«Je ne fais plus confiance à la mer»
Le 26 décembre 2004, le raz-de-marée qui a frappé l’Asie du Sud Est a coûté la vie à des dizaines de milliers de personnes. Lory Follador, qui a grandi au Tessin, se trouvait sur une île en Thaïlande quand elle a vu le mur d’eau s’abattre sur la plage. Et ce n’est que grâce au hasard qu’elle est encore ici aujourd’hui pour raconter sa mésaventure.
26 décembre 2004. Lory Follador vient à peine de se réveiller avec une sensation étrange.

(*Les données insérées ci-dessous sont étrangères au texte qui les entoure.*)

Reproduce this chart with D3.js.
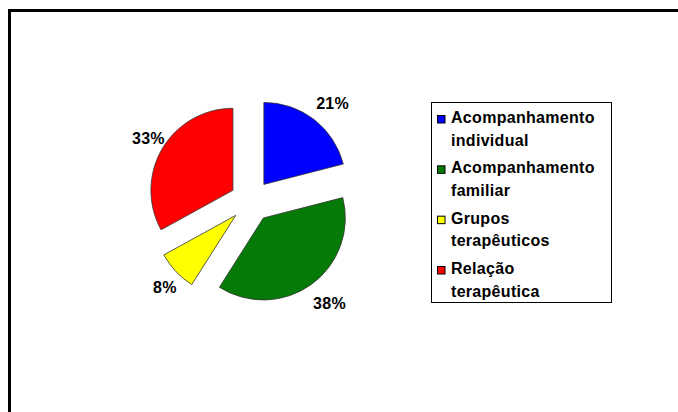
<!DOCTYPE html>
<html>
<head>
<meta charset="utf-8">
<script src="https://cdn.jsdelivr.net/npm/d3@7"></script>
<style>
  html, body { margin: 0; padding: 0; background: #fff; }
  svg { display: block; }
  text { font-family: Arial, "Liberation Sans", sans-serif; font-weight: bold; font-size: 16px; fill: #000; letter-spacing: 0.3px; }
</style>
</head>
<body>
<svg id="chart" width="678" height="412"></svg>
<script>
// Share of each type of intervention (%)
const categories = [
  ["Acompanhamento", "individual"],
  ["Acompanhamento", "familiar"],
  ["Grupos", "terapêuticos"],
  ["Relação", "terapêutica"]
];
const values = [21, 38, 8, 33];
const colors = ["#0000ff", "#067a06", "#ffff00", "#ff0000"];

const svg = d3.select("#chart");
const W = 678, H = 412;

// Outer frame
svg.append("rect")
  .attr("x", 9.5).attr("y", 10.5)
  .attr("width", W + 20).attr("height", H + 20)
  .attr("fill", "#fff").attr("stroke", "#000").attr("stroke-width", 3);

// Exploded pie
const cx = 251, cy = 201, R = 82, explode = 21, labelR = 125;
const pie = d3.pie().sort(null).value(d => d)(values);
const arc = d3.arc().innerRadius(0).outerRadius(R);
const labelArc = d3.arc().innerRadius(labelR).outerRadius(labelR);

const g = svg.append("g").attr("transform", `translate(${cx},${cy})`);

g.selectAll("path.slice")
  .data(pie)
  .join("path")
  .attr("class", "slice")
  .attr("d", arc)
  .attr("transform", d => {
    const a = (d.startAngle + d.endAngle) / 2;
    return `translate(${explode * Math.sin(a)},${-explode * Math.cos(a)})`;
  })
  .attr("fill", (d, i) => colors[i])
  .attr("stroke", "#333")
  .attr("stroke-width", 0.8);

g.selectAll("text.pct")
  .data(pie)
  .join("text")
  .attr("class", "pct")
  .attr("x", d => labelArc.centroid(d)[0] + 5)
  .attr("y", d => labelArc.centroid(d)[1] + 1)
  .attr("text-anchor", "middle")
  .attr("dominant-baseline", "central")
  .text(d => d3.format(".0f")(d.data) + "%");

// Legend
const lx = 431.5, ly = 102.5, lw = 180, lh = 200;
svg.append("rect")
  .attr("x", lx).attr("y", ly).attr("width", lw).attr("height", lh)
  .attr("fill", "#fff").attr("stroke", "#000").attr("stroke-width", 1);

const itemY = d3.scaleLinear().domain([0, 3]).range([123, 274]);
const items = svg.selectAll("g.item")
  .data(categories)
  .join("g")
  .attr("class", "item")
  .attr("transform", (d, i) => `translate(0,${itemY(i)})`);

items.append("rect")
  .attr("x", 437.5).attr("y", -7.5)
  .attr("width", 7.5).attr("height", 7.5)
  .attr("fill", (d, i) => colors[i])
  .attr("stroke", "#000").attr("stroke-width", 1);

items.append("text")
  .attr("x", 451).attr("y", 0)
  .text(d => d[0]);
items.append("text")
  .attr("x", 451).attr("y", 22.5)
  .text(d => d[1]);
</script>
</body>
</html>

Elle a encore dans la tête les images du rêve effrayant qu’elle a fait la nuit précédente: des milliers de cadavres, sans une trace de sang. Ça ne lui était jamais arrivé. Son mari, thaïlandais, lui dit que ce n’est pas de bon augure. Mais elle a tellement de choses à faire qu’elle n’y prête pas plus d’attention. Après tout, ce n’était qu’un rêve.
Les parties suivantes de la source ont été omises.